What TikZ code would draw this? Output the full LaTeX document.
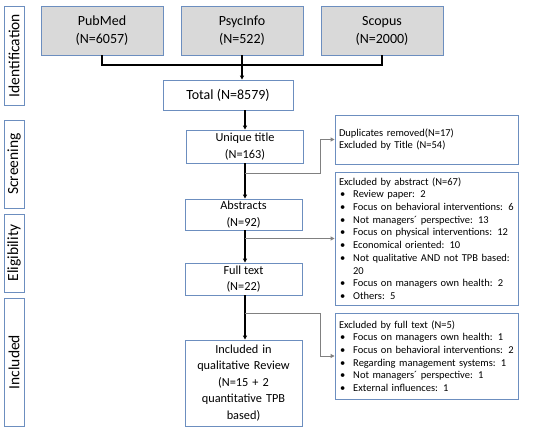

---

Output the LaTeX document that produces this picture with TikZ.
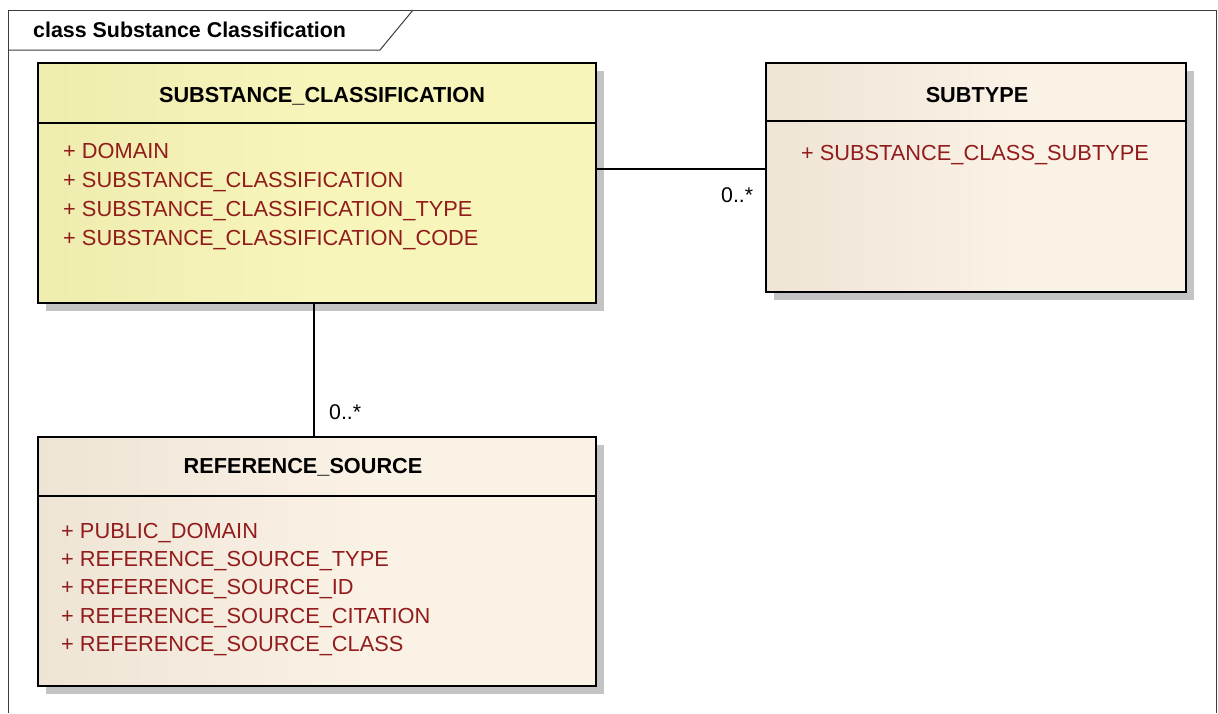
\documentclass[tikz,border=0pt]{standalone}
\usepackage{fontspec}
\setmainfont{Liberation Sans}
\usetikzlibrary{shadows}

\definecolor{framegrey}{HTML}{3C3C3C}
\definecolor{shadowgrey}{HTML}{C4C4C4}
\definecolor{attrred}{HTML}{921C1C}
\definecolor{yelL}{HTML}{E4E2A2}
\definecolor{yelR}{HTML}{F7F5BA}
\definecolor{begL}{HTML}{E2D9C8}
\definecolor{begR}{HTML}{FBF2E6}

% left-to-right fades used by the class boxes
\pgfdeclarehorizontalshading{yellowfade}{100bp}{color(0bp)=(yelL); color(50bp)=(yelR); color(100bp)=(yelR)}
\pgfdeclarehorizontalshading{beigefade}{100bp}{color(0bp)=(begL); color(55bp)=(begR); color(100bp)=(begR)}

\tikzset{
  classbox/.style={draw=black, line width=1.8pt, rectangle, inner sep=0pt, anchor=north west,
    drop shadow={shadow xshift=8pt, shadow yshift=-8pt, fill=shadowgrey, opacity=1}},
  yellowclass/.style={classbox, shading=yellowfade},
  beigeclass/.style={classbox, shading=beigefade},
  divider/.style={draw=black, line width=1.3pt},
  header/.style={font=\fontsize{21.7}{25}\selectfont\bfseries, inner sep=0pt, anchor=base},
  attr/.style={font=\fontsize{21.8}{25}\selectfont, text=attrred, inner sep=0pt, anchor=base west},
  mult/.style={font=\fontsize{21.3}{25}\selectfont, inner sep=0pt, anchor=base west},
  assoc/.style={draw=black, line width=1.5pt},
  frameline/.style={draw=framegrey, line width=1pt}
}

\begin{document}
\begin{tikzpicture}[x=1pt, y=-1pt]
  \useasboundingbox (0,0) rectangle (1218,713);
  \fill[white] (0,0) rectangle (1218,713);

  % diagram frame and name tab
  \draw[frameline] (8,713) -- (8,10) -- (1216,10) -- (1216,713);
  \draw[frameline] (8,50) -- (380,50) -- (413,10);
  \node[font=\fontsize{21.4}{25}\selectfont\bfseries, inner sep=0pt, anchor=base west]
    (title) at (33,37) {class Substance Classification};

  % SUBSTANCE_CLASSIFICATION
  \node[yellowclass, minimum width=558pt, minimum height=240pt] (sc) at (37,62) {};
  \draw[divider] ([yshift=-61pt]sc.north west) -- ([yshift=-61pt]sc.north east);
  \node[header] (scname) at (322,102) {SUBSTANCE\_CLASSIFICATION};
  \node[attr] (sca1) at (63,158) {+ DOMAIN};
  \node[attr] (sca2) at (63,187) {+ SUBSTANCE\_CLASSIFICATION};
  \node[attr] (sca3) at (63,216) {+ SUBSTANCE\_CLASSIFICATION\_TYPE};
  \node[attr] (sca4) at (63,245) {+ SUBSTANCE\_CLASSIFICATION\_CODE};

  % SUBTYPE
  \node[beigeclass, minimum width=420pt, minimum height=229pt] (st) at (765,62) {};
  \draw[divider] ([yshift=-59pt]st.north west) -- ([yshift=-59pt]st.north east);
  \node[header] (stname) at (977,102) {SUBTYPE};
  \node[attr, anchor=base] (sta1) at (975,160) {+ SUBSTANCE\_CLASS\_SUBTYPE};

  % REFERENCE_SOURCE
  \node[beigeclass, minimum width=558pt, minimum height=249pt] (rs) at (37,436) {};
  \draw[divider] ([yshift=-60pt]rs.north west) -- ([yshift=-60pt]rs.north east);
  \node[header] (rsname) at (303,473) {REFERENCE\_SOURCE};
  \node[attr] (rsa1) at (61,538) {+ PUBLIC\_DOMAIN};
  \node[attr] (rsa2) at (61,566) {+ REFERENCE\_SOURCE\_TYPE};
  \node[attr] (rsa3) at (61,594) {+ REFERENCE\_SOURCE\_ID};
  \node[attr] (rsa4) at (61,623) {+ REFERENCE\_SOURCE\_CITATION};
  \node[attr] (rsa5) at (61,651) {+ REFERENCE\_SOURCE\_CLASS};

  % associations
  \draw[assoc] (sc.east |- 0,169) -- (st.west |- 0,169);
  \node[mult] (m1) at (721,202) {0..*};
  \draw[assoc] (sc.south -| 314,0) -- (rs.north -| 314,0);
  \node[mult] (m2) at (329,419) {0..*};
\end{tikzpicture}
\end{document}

DIRECTIVE – Tell how many lines of the data above hold the string "Output". Give only the number.

PROBLEM SOLUTION – 2